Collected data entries
— Start —

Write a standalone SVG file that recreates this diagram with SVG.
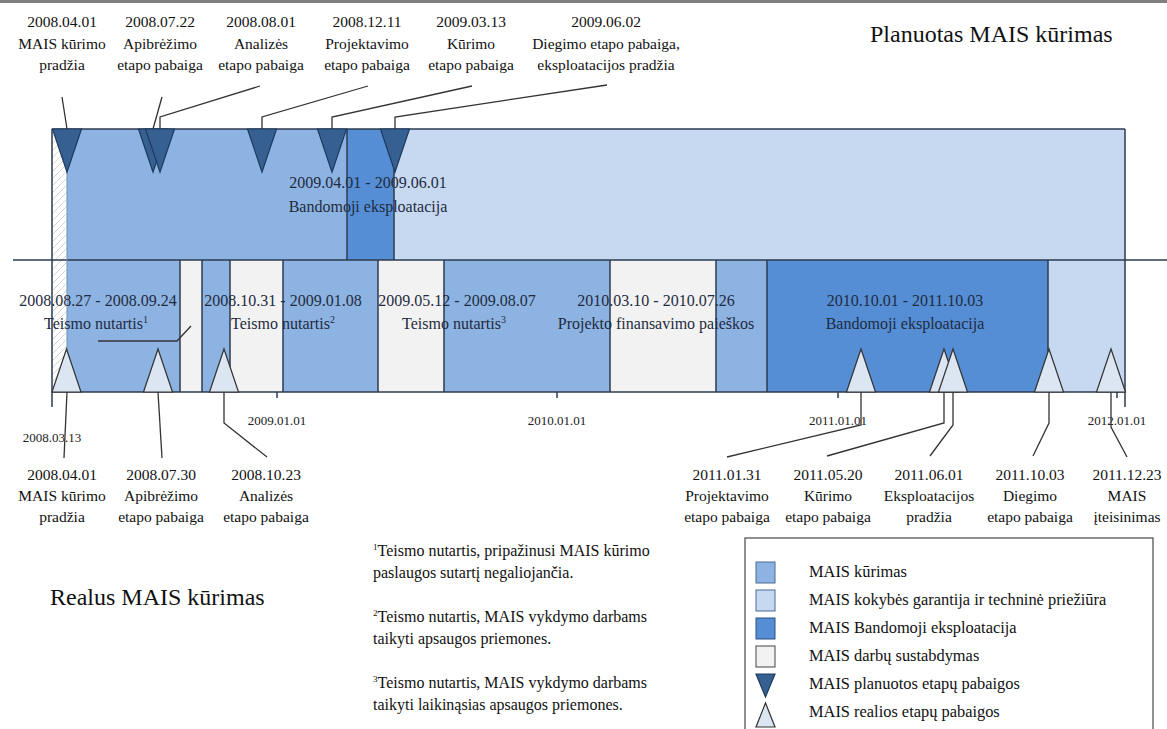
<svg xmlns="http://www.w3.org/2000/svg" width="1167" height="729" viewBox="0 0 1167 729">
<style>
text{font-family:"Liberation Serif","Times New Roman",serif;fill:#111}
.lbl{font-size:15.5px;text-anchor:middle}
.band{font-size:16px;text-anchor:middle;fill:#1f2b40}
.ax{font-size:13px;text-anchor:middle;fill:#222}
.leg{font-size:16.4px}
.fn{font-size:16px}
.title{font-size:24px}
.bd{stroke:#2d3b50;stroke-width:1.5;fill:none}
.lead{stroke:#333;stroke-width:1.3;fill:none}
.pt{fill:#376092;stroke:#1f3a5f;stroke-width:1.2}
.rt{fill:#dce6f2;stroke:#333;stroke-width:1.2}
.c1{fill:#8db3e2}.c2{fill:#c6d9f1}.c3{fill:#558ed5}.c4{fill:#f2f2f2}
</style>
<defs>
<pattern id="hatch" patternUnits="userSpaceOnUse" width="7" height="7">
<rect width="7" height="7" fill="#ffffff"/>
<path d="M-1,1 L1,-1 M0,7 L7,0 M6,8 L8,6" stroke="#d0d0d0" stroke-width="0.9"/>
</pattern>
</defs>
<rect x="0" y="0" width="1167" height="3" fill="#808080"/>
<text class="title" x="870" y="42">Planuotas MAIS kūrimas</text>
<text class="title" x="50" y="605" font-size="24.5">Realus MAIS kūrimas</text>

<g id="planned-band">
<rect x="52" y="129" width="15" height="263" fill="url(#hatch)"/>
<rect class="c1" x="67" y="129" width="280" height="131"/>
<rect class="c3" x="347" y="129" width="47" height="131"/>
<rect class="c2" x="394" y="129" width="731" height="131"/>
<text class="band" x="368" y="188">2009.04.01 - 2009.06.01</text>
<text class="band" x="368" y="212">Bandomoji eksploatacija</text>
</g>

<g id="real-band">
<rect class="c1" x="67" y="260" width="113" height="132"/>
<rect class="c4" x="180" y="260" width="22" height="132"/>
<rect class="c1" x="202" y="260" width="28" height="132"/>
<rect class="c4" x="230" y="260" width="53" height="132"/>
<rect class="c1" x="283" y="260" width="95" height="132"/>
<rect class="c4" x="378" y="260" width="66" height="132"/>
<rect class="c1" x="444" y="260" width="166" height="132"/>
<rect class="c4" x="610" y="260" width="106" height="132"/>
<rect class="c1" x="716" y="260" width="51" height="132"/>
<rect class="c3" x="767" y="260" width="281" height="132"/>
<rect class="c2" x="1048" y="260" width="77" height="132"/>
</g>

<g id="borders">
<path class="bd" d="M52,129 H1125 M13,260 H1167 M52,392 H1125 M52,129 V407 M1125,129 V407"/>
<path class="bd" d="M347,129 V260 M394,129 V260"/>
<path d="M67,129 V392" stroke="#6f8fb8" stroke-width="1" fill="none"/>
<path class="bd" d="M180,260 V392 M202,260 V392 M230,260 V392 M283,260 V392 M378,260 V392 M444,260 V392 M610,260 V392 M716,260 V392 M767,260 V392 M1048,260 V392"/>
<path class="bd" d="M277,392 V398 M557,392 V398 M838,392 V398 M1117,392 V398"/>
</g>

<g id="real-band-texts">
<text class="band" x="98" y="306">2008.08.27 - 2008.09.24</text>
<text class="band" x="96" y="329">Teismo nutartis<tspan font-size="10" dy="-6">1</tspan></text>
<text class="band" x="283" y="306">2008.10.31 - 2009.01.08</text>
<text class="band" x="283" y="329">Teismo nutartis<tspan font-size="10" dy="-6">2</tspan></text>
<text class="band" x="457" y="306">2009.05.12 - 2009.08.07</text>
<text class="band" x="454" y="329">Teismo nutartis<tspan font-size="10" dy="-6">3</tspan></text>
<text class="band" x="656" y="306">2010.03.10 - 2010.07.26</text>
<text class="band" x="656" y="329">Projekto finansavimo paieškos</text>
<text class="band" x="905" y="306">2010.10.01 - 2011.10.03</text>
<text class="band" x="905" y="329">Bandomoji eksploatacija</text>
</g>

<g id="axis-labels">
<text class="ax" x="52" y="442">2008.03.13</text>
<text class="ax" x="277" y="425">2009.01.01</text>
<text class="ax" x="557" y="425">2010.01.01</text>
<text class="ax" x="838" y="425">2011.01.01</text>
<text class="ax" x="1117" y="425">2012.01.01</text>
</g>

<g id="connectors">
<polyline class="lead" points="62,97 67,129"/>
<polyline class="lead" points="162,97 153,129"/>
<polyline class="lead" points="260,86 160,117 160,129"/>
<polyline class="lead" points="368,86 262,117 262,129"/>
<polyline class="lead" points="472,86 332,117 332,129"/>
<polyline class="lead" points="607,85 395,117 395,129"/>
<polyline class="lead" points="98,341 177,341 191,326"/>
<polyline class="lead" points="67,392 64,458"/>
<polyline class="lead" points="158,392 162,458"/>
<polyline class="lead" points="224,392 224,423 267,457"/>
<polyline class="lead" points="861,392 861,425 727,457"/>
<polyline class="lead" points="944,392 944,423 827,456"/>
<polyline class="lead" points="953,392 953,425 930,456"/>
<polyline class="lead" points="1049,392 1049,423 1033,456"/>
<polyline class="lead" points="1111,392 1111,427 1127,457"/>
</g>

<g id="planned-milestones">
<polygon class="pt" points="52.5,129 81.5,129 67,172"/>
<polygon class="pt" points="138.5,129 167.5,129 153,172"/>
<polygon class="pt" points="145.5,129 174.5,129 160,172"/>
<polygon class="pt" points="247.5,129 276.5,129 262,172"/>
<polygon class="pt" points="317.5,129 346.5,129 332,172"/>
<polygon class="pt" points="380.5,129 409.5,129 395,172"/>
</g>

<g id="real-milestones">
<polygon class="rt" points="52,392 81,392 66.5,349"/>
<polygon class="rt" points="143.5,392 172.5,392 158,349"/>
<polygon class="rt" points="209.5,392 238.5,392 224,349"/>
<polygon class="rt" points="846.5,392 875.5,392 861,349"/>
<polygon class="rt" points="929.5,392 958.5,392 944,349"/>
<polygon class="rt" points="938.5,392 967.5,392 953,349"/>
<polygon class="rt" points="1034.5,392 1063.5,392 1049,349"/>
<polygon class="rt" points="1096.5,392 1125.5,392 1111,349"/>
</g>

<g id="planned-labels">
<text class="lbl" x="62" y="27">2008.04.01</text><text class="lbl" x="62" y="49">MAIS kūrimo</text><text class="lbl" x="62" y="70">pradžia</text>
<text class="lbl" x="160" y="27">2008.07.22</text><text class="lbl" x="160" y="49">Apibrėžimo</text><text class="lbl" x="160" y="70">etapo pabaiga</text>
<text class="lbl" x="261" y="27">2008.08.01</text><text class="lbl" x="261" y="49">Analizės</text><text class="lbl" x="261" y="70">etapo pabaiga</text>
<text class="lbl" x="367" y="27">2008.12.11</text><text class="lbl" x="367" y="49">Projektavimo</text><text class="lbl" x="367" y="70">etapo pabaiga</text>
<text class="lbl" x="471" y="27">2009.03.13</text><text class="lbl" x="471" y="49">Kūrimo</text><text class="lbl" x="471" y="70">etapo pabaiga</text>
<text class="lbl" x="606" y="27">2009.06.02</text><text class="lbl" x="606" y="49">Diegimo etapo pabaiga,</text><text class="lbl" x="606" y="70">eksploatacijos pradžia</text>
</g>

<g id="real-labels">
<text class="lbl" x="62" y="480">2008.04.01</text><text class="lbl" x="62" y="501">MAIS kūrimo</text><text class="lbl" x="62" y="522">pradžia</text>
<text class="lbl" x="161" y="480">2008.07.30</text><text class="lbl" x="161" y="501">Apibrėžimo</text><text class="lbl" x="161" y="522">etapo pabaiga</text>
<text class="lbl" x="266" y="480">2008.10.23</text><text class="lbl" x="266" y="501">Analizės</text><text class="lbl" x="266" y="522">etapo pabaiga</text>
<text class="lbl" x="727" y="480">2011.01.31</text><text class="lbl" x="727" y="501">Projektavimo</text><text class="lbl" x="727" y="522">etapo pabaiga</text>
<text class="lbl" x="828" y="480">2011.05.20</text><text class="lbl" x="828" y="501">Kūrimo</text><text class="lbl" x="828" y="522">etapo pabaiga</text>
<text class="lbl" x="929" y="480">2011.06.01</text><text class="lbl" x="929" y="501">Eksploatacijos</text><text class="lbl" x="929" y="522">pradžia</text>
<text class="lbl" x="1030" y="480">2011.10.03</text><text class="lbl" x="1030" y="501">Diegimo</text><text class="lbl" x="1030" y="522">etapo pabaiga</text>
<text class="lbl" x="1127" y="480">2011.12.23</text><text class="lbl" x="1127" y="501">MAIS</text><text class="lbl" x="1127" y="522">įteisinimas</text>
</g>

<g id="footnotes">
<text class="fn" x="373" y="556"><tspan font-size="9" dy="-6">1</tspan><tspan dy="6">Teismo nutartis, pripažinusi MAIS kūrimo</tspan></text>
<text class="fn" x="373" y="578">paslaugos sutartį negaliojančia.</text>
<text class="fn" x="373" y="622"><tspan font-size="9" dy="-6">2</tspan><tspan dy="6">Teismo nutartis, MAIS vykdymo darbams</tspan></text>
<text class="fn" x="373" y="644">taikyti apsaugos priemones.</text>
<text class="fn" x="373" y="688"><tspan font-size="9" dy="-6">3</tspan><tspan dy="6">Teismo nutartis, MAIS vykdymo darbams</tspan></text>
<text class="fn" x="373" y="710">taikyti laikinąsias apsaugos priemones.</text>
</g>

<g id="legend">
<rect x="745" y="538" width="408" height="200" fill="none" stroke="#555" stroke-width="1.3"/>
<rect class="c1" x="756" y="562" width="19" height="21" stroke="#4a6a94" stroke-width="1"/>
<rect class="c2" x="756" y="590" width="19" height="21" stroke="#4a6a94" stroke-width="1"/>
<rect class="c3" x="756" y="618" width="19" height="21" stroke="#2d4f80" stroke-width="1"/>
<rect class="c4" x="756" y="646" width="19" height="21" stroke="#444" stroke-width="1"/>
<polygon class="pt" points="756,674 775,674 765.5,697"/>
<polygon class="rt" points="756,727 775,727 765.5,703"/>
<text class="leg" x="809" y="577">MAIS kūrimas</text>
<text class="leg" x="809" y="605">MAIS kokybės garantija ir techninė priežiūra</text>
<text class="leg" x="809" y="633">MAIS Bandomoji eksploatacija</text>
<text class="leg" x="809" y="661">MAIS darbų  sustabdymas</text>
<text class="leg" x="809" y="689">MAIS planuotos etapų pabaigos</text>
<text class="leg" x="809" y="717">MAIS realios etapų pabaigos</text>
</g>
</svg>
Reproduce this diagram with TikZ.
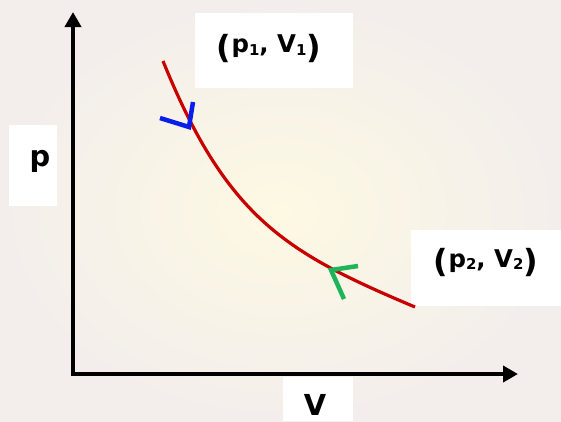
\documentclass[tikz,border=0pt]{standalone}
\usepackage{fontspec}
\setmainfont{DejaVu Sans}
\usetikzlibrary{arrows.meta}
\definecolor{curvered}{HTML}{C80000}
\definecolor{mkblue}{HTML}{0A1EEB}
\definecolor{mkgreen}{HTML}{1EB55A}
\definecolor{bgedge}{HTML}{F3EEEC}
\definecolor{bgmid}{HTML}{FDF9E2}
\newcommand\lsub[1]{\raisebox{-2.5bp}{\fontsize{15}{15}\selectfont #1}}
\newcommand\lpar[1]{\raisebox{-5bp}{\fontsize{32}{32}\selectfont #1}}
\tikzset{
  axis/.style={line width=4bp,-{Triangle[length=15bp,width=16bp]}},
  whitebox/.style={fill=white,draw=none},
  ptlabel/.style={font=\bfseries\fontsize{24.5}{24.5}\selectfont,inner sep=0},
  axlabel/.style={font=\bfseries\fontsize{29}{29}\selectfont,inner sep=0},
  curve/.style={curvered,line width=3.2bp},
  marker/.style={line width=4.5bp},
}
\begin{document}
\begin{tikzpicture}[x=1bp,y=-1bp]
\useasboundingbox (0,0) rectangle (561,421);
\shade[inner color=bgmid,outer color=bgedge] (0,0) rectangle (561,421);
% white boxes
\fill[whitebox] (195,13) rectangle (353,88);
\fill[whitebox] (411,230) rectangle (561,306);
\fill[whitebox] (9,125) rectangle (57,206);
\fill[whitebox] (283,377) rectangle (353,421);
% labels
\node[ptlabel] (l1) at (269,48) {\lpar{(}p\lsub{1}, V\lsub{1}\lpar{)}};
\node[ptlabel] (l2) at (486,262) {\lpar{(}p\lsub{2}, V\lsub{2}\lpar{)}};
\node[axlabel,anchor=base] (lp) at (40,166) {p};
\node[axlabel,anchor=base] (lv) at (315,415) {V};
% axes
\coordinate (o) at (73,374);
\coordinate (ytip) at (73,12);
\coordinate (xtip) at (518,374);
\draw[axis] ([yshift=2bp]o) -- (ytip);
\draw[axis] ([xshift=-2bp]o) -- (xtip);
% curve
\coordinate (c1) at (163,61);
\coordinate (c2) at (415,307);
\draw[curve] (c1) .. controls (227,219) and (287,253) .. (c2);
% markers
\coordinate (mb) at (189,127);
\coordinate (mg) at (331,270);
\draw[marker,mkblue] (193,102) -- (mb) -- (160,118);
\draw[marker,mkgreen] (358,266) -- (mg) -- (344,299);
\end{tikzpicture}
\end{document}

— End —

* [Stated exercise]: Which lines contain "diagram"? Show each of them.

* [Correct output]:
Write a standalone SVG file that recreates this diagram with SVG.
Reproduce this diagram with TikZ.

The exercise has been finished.